#### EXERCISE INSTRUCTIONS:
Exactly as written, set down the lines from the top of the entries through the line bearing "import * as", with every picture left out.

#### EXERCISE INPUTS:
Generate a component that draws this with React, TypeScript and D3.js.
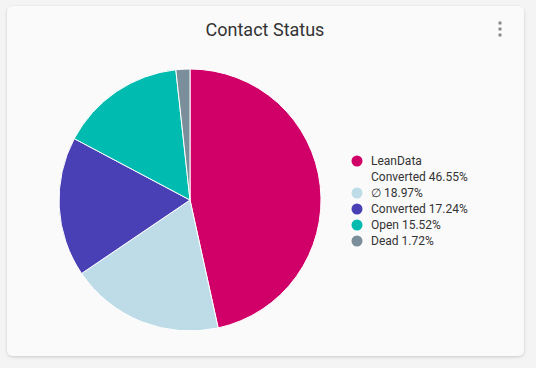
import React from "react";
import * as d3 from "d3";

const labels = ["LeanData Converted", "\u2205", "Converted", "Open", "Dead"];
const legendLines = [["LeanData", "Converted 46.55%"], ["\u2205 18.97%"], ["Converted 17.24%"], ["Open 15.52%"], ["Dead 1.72%"]];
const values = [27, 11, 10, 9, 1];
const colors = ["#d10068", "#bddce8", "#4a40b6", "#00bbb0", "#7a8f9b"];

export default function App() {
  const W = 536, H = 368;
  const cx = 190, cy = 200, r = 131;
  const pie = d3.pie<number>().sort(null).value((d) => d)(values);
  const arc = d3.arc<d3.PieArcDatum<number>>().innerRadius(0).outerRadius(r);
  let row = 0;
  const lh = 16;
  const ly0 = 161;
  return (
    <div style={{ position: "fixed", left: 0, top: 0, width: W, height: H, background: "#f4f4f4" }}>
      <svg width={W} height={H} style={{ display: "block", fontFamily: "Roboto, sans-serif" }}>
        <defs>
          <filter id="sh" x="-5%" y="-5%" width="110%" height="115%">
            <feDropShadow dx="0" dy="1" stdDeviation="1.5" floodColor="#000" floodOpacity="0.18" />
          </filter>
        </defs>
        <rect x={7} y={6} width={517} height={350} rx={6} fill="#fafafa" filter="url(#sh)" />
        <text x={265} y={36} textAnchor="middle" fontSize={18} fill="#333">Contact Status</text>
        <g fill="#888">
          {[23, 29, 35].map((y) => <rect key={y} x={498.5} y={y - 1.5} width={3} height={3} rx={0.5} />)}
        </g>
        <g transform={`translate(${cx},${cy})`}>
          {pie.map((p, i) => (
            <path key={labels[i]} d={arc(p) || ""} fill={colors[i]} stroke="#fff" strokeWidth={1} />
          ))}
        </g>
        <g fontSize={12} fill="#333">
          {legendLines.map((lines, i) => {
            const start = row;
            const els = lines.map((t, j) => {
              const y = ly0 + (row++) * lh;
              return <text key={j} x={371} y={y} dy="0.35em">{t}</text>;
            });
            return (
              <g key={i}>
                <circle cx={357} cy={ly0 + start * lh} r={5.5} fill={colors[i]} />
                {els}
              </g>
            );
          })}
        </g>
      </svg>
    </div>
  );
}
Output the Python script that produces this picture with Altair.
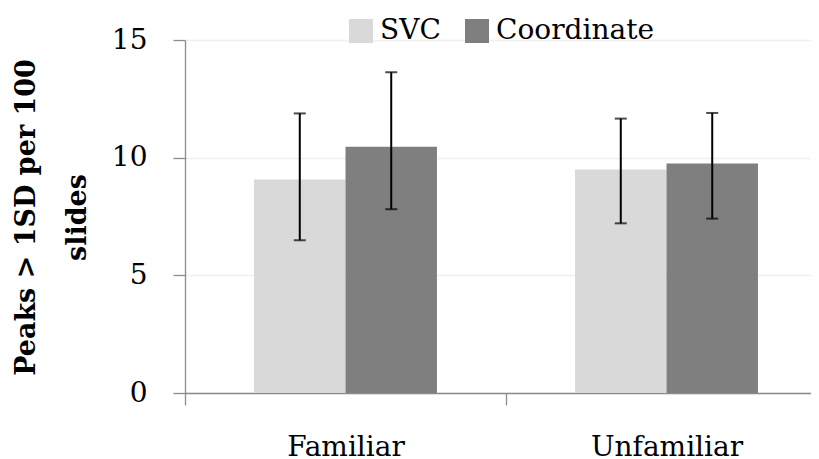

#### TASK RESULT:
Generate a component that draws this with React, TypeScript and D3.js.
import React from "react";
import * as d3 from "d3";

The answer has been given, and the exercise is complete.